El anuncio del Gobierno mexicano para reducir la jornada laboral de 48 a 40 horas desató una oleada de advertencias sobre presuntos daños a las micro, pequeñas y medianas empresas. Sin embargo, especialistas señalan que el temor responde más a percepciones arraigadas que a un análisis económico integral. La propuesta, planteada de forma gradual hasta 2030, busca amortiguar ajustes y evitar choques abruptos en los sectores más sensibles.
Aunque líderes empresariales aseguran que la medida elevará costos operativos entre 15% y 20%, los economistas matizan este diagnóstico.

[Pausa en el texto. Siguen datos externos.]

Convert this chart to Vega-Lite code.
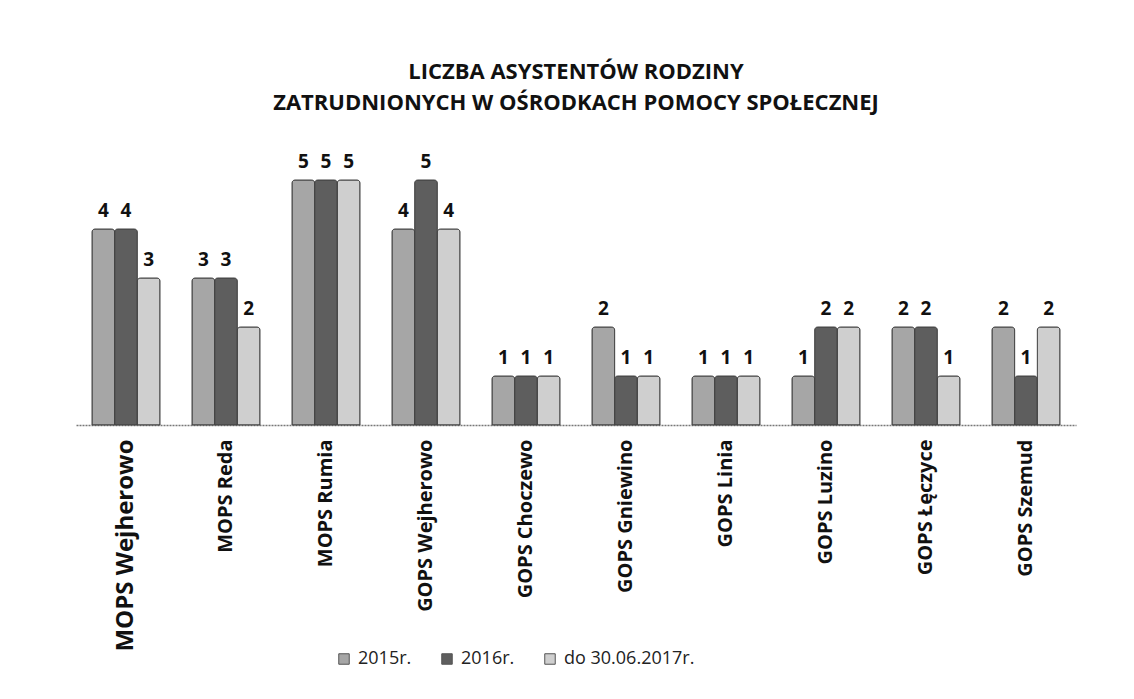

Una parte sustancial del universo mipyme opera en esquemas de informalidad que ya funcionan al margen de regulaciones laborales básicas. Esto diluye el impacto real de la reforma, mientras concentra el desafío en compañías formales de servicios y comercio que dependen de horarios extendidos y rotaciones rígidas.

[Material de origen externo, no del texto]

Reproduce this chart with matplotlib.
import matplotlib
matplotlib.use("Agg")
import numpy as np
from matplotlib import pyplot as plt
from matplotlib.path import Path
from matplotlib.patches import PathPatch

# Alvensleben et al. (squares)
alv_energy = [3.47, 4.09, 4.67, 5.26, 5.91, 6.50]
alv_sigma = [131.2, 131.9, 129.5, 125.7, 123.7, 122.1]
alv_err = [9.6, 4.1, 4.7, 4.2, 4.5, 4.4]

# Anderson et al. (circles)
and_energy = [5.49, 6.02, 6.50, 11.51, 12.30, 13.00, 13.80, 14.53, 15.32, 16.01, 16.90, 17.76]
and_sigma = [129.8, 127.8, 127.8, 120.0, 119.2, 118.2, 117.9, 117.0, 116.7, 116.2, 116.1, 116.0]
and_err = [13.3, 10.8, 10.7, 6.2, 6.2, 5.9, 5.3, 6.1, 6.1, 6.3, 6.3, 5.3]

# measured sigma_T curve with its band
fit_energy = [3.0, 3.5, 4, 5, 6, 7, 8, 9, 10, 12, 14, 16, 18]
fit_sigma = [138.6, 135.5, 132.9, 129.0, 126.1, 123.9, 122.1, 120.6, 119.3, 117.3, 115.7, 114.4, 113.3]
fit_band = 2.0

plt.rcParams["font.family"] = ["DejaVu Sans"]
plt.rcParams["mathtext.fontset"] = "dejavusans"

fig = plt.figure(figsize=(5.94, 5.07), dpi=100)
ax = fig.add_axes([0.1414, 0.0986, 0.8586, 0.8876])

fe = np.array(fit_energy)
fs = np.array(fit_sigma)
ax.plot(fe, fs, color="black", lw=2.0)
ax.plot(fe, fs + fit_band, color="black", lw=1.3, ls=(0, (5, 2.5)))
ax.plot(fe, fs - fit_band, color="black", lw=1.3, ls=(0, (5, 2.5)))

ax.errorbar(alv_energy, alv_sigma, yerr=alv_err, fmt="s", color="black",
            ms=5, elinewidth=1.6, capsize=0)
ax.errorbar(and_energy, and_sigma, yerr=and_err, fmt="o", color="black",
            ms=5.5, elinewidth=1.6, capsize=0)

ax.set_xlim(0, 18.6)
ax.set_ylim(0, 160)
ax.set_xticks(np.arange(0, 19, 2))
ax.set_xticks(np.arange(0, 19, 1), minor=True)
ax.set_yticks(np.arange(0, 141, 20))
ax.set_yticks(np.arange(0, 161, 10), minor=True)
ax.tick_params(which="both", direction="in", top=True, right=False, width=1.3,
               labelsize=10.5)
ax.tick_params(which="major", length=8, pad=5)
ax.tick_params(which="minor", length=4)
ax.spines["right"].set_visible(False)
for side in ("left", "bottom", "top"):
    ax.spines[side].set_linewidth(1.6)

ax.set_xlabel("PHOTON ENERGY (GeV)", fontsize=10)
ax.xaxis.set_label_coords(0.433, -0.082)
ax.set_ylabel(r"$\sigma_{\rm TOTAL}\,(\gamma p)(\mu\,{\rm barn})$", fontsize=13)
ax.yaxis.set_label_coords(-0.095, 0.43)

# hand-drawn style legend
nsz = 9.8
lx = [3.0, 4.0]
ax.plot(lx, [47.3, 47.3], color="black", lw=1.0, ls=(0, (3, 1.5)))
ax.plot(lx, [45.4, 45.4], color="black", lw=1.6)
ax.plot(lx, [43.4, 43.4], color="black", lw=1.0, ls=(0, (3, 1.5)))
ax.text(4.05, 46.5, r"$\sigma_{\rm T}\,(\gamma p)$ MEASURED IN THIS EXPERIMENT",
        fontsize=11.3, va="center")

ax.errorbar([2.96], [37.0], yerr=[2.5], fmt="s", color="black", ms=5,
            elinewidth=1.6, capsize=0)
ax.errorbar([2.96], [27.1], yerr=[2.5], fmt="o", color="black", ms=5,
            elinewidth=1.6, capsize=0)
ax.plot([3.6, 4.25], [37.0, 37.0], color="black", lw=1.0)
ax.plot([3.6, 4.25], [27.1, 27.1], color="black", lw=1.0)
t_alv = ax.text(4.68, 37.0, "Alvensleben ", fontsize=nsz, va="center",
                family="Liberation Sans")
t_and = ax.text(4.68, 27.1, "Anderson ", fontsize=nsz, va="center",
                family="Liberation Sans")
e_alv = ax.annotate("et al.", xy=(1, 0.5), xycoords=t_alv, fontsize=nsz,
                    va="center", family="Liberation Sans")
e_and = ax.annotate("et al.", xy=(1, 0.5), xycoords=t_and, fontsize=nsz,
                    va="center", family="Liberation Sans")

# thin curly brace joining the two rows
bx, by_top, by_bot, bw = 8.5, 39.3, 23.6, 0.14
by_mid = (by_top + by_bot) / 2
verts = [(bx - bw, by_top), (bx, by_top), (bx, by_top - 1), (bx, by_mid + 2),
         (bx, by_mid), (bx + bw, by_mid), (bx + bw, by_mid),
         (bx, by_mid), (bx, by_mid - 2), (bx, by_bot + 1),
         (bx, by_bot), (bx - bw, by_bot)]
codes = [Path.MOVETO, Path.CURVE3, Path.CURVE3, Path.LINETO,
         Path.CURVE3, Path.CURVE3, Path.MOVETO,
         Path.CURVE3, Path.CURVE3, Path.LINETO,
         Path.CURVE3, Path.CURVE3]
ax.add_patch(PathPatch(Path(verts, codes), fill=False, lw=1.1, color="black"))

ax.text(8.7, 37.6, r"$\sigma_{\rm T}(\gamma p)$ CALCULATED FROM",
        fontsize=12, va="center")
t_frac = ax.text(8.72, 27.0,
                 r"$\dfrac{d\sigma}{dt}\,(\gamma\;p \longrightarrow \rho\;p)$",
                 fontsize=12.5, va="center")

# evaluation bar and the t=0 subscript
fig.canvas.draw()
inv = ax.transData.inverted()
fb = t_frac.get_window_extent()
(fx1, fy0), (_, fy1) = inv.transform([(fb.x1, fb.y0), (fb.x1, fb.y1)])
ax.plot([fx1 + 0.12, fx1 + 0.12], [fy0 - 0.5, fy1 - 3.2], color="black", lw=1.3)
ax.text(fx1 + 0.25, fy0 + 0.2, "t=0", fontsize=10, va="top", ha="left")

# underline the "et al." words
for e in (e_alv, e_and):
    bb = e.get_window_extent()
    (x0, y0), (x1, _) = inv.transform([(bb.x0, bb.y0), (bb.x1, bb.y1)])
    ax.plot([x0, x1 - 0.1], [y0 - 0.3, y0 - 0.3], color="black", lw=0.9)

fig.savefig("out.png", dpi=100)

La discusión, coinciden los expertos, no puede reducirse a la contabilidad inmediata del costo laboral. Estudios internacionales apuntan a que jornadas más cortas suelen incrementar la eficiencia, y México enfrenta una brecha histórica en productividad que no se resolverá prolongando horas de trabajo. La reforma introduce justamente un periodo de transición para incentivar mejoras tecnológicas, reorganización de flujos y profesionalización administrativa, factores que hace décadas quedaron rezagados bajo un modelo anclado en la sobreexplotación de la mano de obra.

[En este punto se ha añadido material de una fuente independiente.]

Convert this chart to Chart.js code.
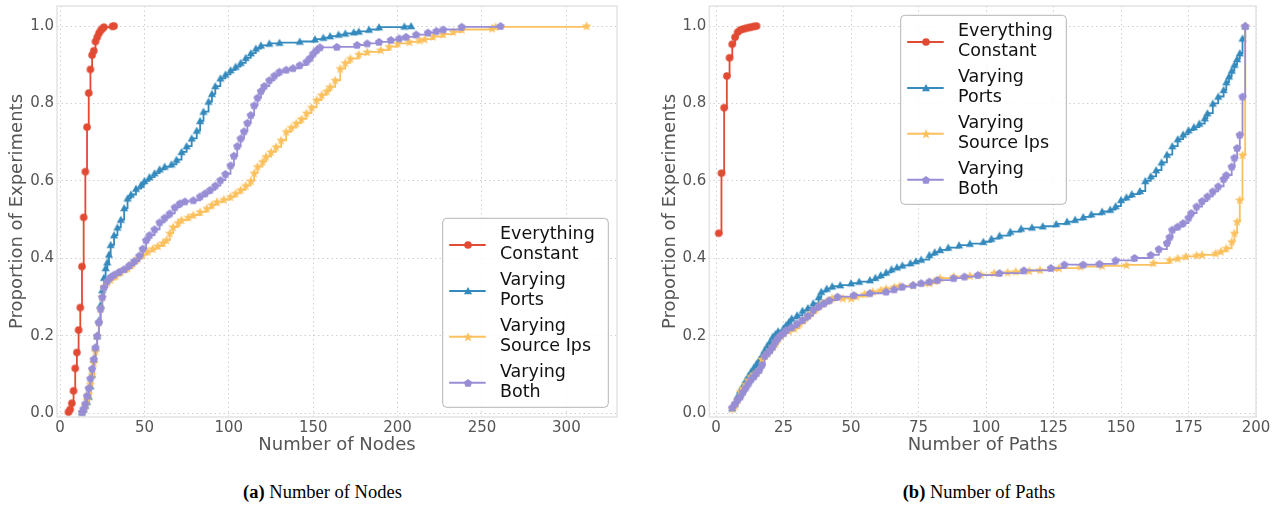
<!DOCTYPE html>
<html><head><meta charset="utf-8">
<script src="https://cdn.jsdelivr.net/npm/chart.js@4.4.1/dist/chart.umd.min.js"></script>
<style>
html,body{margin:0;padding:0;background:#fff;width:1278px;height:506px;overflow:hidden;position:relative;}
canvas{position:absolute;top:0;}
#c1{left:0}
#c2{left:640px}
.cap{position:absolute;top:480px;font-family:"Liberation Serif","Times New Roman",serif;font-size:18.5px;color:#000;white-space:nowrap;transform:translateX(-50%);line-height:24px}
</style></head><body>
<canvas id="c1" width="640" height="460"></canvas>
<canvas id="c2" width="638" height="460"></canvas>
<div class="cap" style="left:322.5px"><b>(a)</b> Number of Nodes</div>
<div class="cap" style="left:979px"><b>(b)</b> Number of Paths</div>
<script>
// ---------------- DATA ----------------
const seriesNames = ['Everything Constant', 'Varying Ports', 'Varying Source Ips', 'Varying Both'];
const legendLines = [['Everything','Constant'],['Varying','Ports'],['Varying','Source Ips'],['Varying','Both']];
const yTicks = [0, 0.2, 0.4, 0.6, 0.8, 1.0];
const yTickLabels = ['0.0','0.2','0.4','0.6','0.8','1.0'];
const nodesTicks = [0, 50, 100, 150, 200, 250, 300];
const nodesTickLabels = ['0','50','100','150','200','250','300'];
const pathsTicks = [0, 25, 50, 75, 100, 125, 150, 175, 200];
const pathsTickLabels = ['0','25','50','75','100','125','150','175','200'];

// (a) Number of Nodes
const nodesConstX = [5,6,7,8,9,10,11,12,13,14,15,16,17,18,19,20,21,22,23,24,25,26,31,32];
const nodesConstY = [0.003,0.01,0.026,0.058,0.116,0.157,0.215,0.273,0.379,0.506,0.624,0.739,0.827,0.888,0.925,0.936,0.96,0.971,0.981,0.988,0.993,0.997,0.999,1.0];

const nodesPortsX = [13,14,15,16,17,18,19,20,21,22,23,24,25,26,27,28,29,30,32,34,36,38,40,42,45,48,50,53,56,59,62,66,69,72,75,78,81,83,85,88,90,92,95,98,101,104,107,110,113,116,119,124,130,142,151,156,160,165,169,174,177,183,189,204,208];
const nodesPortsY = [0.003,0.01,0.02,0.03,0.043,0.07,0.1,0.14,0.17,0.2,0.24,0.28,0.318,0.35,0.375,0.39,0.41,0.435,0.46,0.48,0.5,0.53,0.555,0.565,0.58,0.59,0.6,0.61,0.62,0.63,0.637,0.643,0.655,0.675,0.69,0.71,0.73,0.755,0.779,0.805,0.825,0.845,0.865,0.875,0.886,0.895,0.905,0.918,0.93,0.942,0.95,0.955,0.957,0.96,0.966,0.97,0.974,0.978,0.981,0.984,0.986,0.991,0.997,0.999,1.0];

const nodesSrcX = [13,14,15,16,17,18,19,20,21,22,23,24,25,26,28,30,33,36,40,43,46,49,52,55,58,61,63,65,67,70,72,76,79,83,87,90,93,97,101,104,107,110,113,115,117,120,122,125,128,131,134,137,140,143,146,149,152,155,158,160,163,166,169,172,177,182,190,195,200,207,213,216,221,227,233,238,256,258,312];
const nodesSrcY = [0.003,0.01,0.02,0.035,0.05,0.075,0.1,0.13,0.16,0.2,0.235,0.27,0.3,0.327,0.338,0.345,0.355,0.365,0.375,0.387,0.4,0.41,0.418,0.425,0.432,0.44,0.447,0.465,0.481,0.492,0.499,0.506,0.512,0.52,0.529,0.538,0.546,0.552,0.559,0.568,0.577,0.588,0.6,0.62,0.637,0.65,0.663,0.675,0.688,0.705,0.727,0.738,0.749,0.76,0.775,0.79,0.809,0.822,0.832,0.843,0.86,0.89,0.905,0.916,0.927,0.933,0.938,0.947,0.955,0.959,0.963,0.966,0.973,0.979,0.985,0.991,0.994,0.998,1.0];

const nodesBothX = [13,14,15,16,17,18,19,20,21,22,23,24,25,26,28,30,32,35,38,41,44,47,49,51,53,56,59,62,65,68,71,74,79,83,86,89,92,95,98,101,103,105,107,109,111,113,115,117,119,121,124,127,130,134,138,142,146,148,150,152,154,164,176,182,189,196,201,205,211,218,223,227,238,261];
const nodesBothY = [0.003,0.012,0.025,0.045,0.065,0.09,0.115,0.14,0.17,0.2,0.235,0.27,0.3,0.325,0.342,0.352,0.358,0.365,0.372,0.382,0.393,0.407,0.425,0.447,0.46,0.475,0.493,0.505,0.516,0.532,0.542,0.547,0.55,0.56,0.568,0.577,0.588,0.602,0.618,0.64,0.665,0.69,0.71,0.728,0.75,0.77,0.795,0.815,0.832,0.845,0.86,0.872,0.882,0.887,0.891,0.899,0.908,0.917,0.929,0.938,0.945,0.946,0.951,0.955,0.959,0.964,0.968,0.972,0.978,0.983,0.987,0.991,0.998,1.0];

// (b) Number of Paths
const pathsConstX = [1,2,3,4,5,6,7,8,9,10,11,12,13,14,15];
const pathsConstY = [0.465,0.62,0.789,0.871,0.918,0.953,0.971,0.984,0.99,0.992,0.994,0.996,0.997,0.999,1.0];

const pathsPortsX = [6,7,8,9,10,11,12,13,14,15,16,17,18,19,20,21,22,23,25,26,27,28,30,32,34,36,38,39,41,43,46,50,53,57,59,61,63,65,67,69,72,74,76,79,81,83,86,90,94,99,102,105,109,113,117,121,126,130,133,136,139,143,146,148,150,152,154,157,159,161,163,165,167,169,171,173,175,177,179,181,182,184,186,188,189,190,191,192,193,194,195,196];
const pathsPortsY = [0.013,0.025,0.045,0.06,0.072,0.085,0.097,0.108,0.118,0.128,0.138,0.15,0.163,0.175,0.185,0.198,0.205,0.212,0.22,0.228,0.236,0.245,0.253,0.265,0.272,0.284,0.3,0.314,0.322,0.328,0.331,0.336,0.34,0.344,0.35,0.357,0.364,0.372,0.377,0.382,0.388,0.393,0.397,0.409,0.416,0.422,0.428,0.434,0.438,0.443,0.451,0.459,0.469,0.477,0.48,0.483,0.489,0.495,0.5,0.507,0.514,0.521,0.526,0.535,0.551,0.558,0.566,0.574,0.6,0.612,0.628,0.648,0.668,0.69,0.708,0.72,0.731,0.739,0.748,0.762,0.775,0.8,0.818,0.835,0.855,0.87,0.885,0.9,0.915,0.93,0.968,1.0];

const pathsSrcX = [6,7,8,9,10,11,12,13,14,15,16,17,18,19,20,21,22,23,24,25,27,29,31,33,35,37,39,41,43,47,50,52,55,58,61,63,66,68,73,79,81,83,88,94,98,103,108,111,116,120,127,135,143,152,162,168,171,174,178,180,185,187,189,191,192,193,194,195,196];
const pathsSrcY = [0.012,0.02,0.035,0.056,0.065,0.075,0.086,0.095,0.1,0.105,0.112,0.14,0.148,0.155,0.163,0.172,0.18,0.192,0.2,0.207,0.213,0.219,0.232,0.245,0.258,0.27,0.282,0.29,0.297,0.297,0.297,0.302,0.308,0.314,0.318,0.322,0.326,0.329,0.331,0.336,0.342,0.349,0.353,0.355,0.358,0.362,0.364,0.366,0.368,0.37,0.375,0.379,0.381,0.383,0.388,0.396,0.4,0.405,0.408,0.409,0.413,0.418,0.426,0.443,0.465,0.495,0.551,0.667,1.0];

const pathsBothX = [6,7,8,9,10,11,12,13,14,15,16,17,18,19,20,21,22,23,24,25,26,28,30,32,34,36,38,40,42,45,51,57,63,66,69,73,76,79,82,88,92,97,105,114,124,129,136,142,148,155,161,164,167,168,169,171,173,175,176,178,180,182,184,186,188,189,191,192,193,194,195,196];
const pathsBothY = [0.015,0.025,0.035,0.043,0.055,0.066,0.077,0.088,0.095,0.104,0.112,0.125,0.148,0.155,0.163,0.172,0.185,0.195,0.202,0.207,0.215,0.222,0.232,0.241,0.252,0.267,0.276,0.284,0.292,0.301,0.305,0.31,0.314,0.32,0.327,0.331,0.336,0.34,0.344,0.349,0.353,0.357,0.362,0.369,0.375,0.384,0.384,0.386,0.395,0.401,0.409,0.424,0.44,0.455,0.474,0.482,0.491,0.505,0.517,0.534,0.548,0.56,0.573,0.586,0.605,0.615,0.637,0.66,0.685,0.719,0.818,1.0];

// ---------------- STYLE ----------------
const colors = ['#E24A33', '#348ABD', '#FBC15E', '#988ED5'];
Chart.defaults.font.family = "'DejaVu Sans', sans-serif";

function markerCanvas(kind, color) {
  const s = 12, c = document.createElement('canvas');
  c.width = s; c.height = s;
  const g = c.getContext('2d');
  const cx = s / 2, cy = s / 2;
  g.fillStyle = color;
  g.beginPath();
  if (kind === 'circle') {
    g.arc(cx, cy, 3.8, 0, Math.PI * 2);
  } else if (kind === 'triangle') {
    const r = 4.7;
    for (let i = 0; i < 3; i++) {
      const a = -Math.PI / 2 + i * 2 * Math.PI / 3;
      g.lineTo(cx + r * Math.cos(a), cy + 0.8 + r * Math.sin(a));
    }
  } else if (kind === 'star') {
    for (let i = 0; i < 10; i++) {
      const a = -Math.PI / 2 + i * Math.PI / 5;
      const r = i % 2 ? 2.2 : 5.1;
      g.lineTo(cx + r * Math.cos(a), cy + 0.4 + r * Math.sin(a));
    }
  } else {
    const r = 4.4;
    for (let i = 0; i < 5; i++) {
      const a = -Math.PI / 2 + i * 2 * Math.PI / 5;
      g.lineTo(cx + r * Math.cos(a), cy + 0.3 + r * Math.sin(a));
    }
  }
  g.closePath();
  g.fill();
  return c;
}
const markerKinds = ['circle', 'triangle', 'star', 'pentagon'];
const markers = markerKinds.map((k, i) => markerCanvas(k, colors[i]));
const drawOrder = [3, 2, 1, 0];

function zip(xs, ys) { return xs.map((x, i) => ({x: x, y: ys[i]})); }

function makeDatasets(list) {
  return list.map((pair, i) => ({
    label: seriesNames[i],
    data: zip(pair[0], pair[1]),
    borderColor: colors[i],
    backgroundColor: colors[i],
    borderWidth: 1.8,
    stepped: true,
    fill: false,
    pointStyle: markers[i],
    pointRadius: 4,
    pointHoverRadius: 4,
    order: drawOrder[i]
  }));
}

const framePlugin = {
  id: 'frame',
  beforeDatasetsDraw(chart) {
    const a = chart.chartArea, ctx = chart.ctx;
    ctx.save();
    ctx.strokeStyle = '#e3e3e3';
    ctx.lineWidth = 1.5;
    ctx.strokeRect(a.left, a.top, a.right - a.left, a.bottom - a.top);
    ctx.restore();
  }
};

const legendPlugin = {
  id: 'cdfLegend',
  afterDraw(chart, args, opts) {
    const ctx = chart.ctx, b = opts.box;
    ctx.save();
    ctx.beginPath();
    ctx.roundRect(b.x, b.y, b.w, b.h, 4);
    ctx.fillStyle = 'rgba(255,255,255,0.85)';
    ctx.fill();
    ctx.strokeStyle = '#b5b5b5';
    ctx.lineWidth = 1;
    ctx.stroke();
    ctx.font = "17.5px 'DejaVu Sans'";
    ctx.textBaseline = 'alphabetic';
    ctx.textAlign = 'left';
    legendLines.forEach((lines, i) => {
      const my = b.y + 26.7 + i * 45.9;
      ctx.strokeStyle = colors[i];
      ctx.lineWidth = 2;
      ctx.beginPath();
      ctx.moveTo(b.x + 6.5, my);
      ctx.lineTo(b.x + 43, my);
      ctx.stroke();
      const m = markers[i];
      ctx.drawImage(m, Math.round(b.x + 24.8 - m.width / 2), Math.round(my - m.height / 2));
      ctx.fillStyle = '#111';
      ctx.fillText(lines[0], b.x + 57.3, my - 5.6);
      ctx.fillText(lines[1], b.x + 57.3, my + 14.4);
    });
    ctx.restore();
  }
};

function axisX(min, max, ticks, labels, title) {
  return {
    type: 'linear', min: min, max: max,
    afterBuildTicks: s => { s.ticks = ticks.map(v => ({value: v})); },
    afterFit: s => { s.height = 43; s.paddingLeft = 0; s.paddingRight = 0; },
    ticks: {
      color: '#555', font: {size: 15}, padding: 2, autoSkip: false, maxRotation: 0,
      callback: (v, i) => labels[i]
    },
    grid: {color: '#cfcfcf', lineWidth: 1, drawTicks: false},
    border: {display: false, dash: [1.5, 3]},
    title: {display: true, text: title, color: '#555', font: {size: 18}, padding: {top: 0, bottom: 4}}
  };
}
function axisY() {
  return {
    type: 'linear', min: -0.0096, max: 1.0517,
    afterBuildTicks: s => { s.ticks = yTicks.map(v => ({value: v})); },
    afterFit: s => { s.width = 57; s.paddingTop = 0; s.paddingBottom = 0; },
    ticks: {
      color: '#555', font: {size: 15}, padding: 3, autoSkip: false,
      callback: (v, i) => yTickLabels[i]
    },
    grid: {color: '#cfcfcf', lineWidth: 1, drawTicks: false},
    border: {display: false, dash: [1.5, 3]},
    title: {display: true, text: 'Proportion of Experiments', color: '#555', font: {size: 18}, padding: {top: 7, bottom: 0}}
  };
}

function makeChart(id, datasets, xMin, xMax, ticks, labels, title, padLeft, padRight, legendBox) {
  return new Chart(document.getElementById(id), {
    type: 'line',
    data: {datasets: datasets},
    options: {
      responsive: false, animation: false, devicePixelRatio: 1,
      layout: {padding: {left: padLeft, right: padRight, top: 6, bottom: 0}},
      plugins: {legend: {display: false}, tooltip: {enabled: false}, cdfLegend: {box: legendBox}},
      scales: {x: axisX(xMin, xMax, ticks, labels, title), y: axisY()}
    },
    plugins: [framePlugin, legendPlugin]
  });
}

makeChart('c1', makeDatasets([[nodesConstX, nodesConstY], [nodesPortsX, nodesPortsY], [nodesSrcX, nodesSrcY], [nodesBothX, nodesBothY]]),
  -1.8, 330, nodesTicks, nodesTickLabels, 'Number of Nodes', 0, 23,
  {x: 442.7, y: 218.3, w: 165.6, h: 189});
makeChart('c2', makeDatasets([[pathsConstX, pathsConstY], [pathsPortsX, pathsPortsY], [pathsSrcX, pathsSrcY], [pathsBothX, pathsBothY]]),
  -2.5, 200, pathsTicks, pathsTickLabels, 'Number of Paths', 12.3, 22,
  {x: 260.7, y: 15.3, w: 165.6, h: 189});
</script>
</body></html>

En paralelo, el país reordena su mercado interno y confronta la informalidad, que distorsiona la competencia y limita el bienestar. En ese marco, la reducción de jornada abre una oportunidad para replantear la relación entre costos, eficiencia y derechos laborales. Más que un golpe a las mipymes, el reto —dicen los analistas— es convertir la transición en un impulso hacia una productividad sostenida.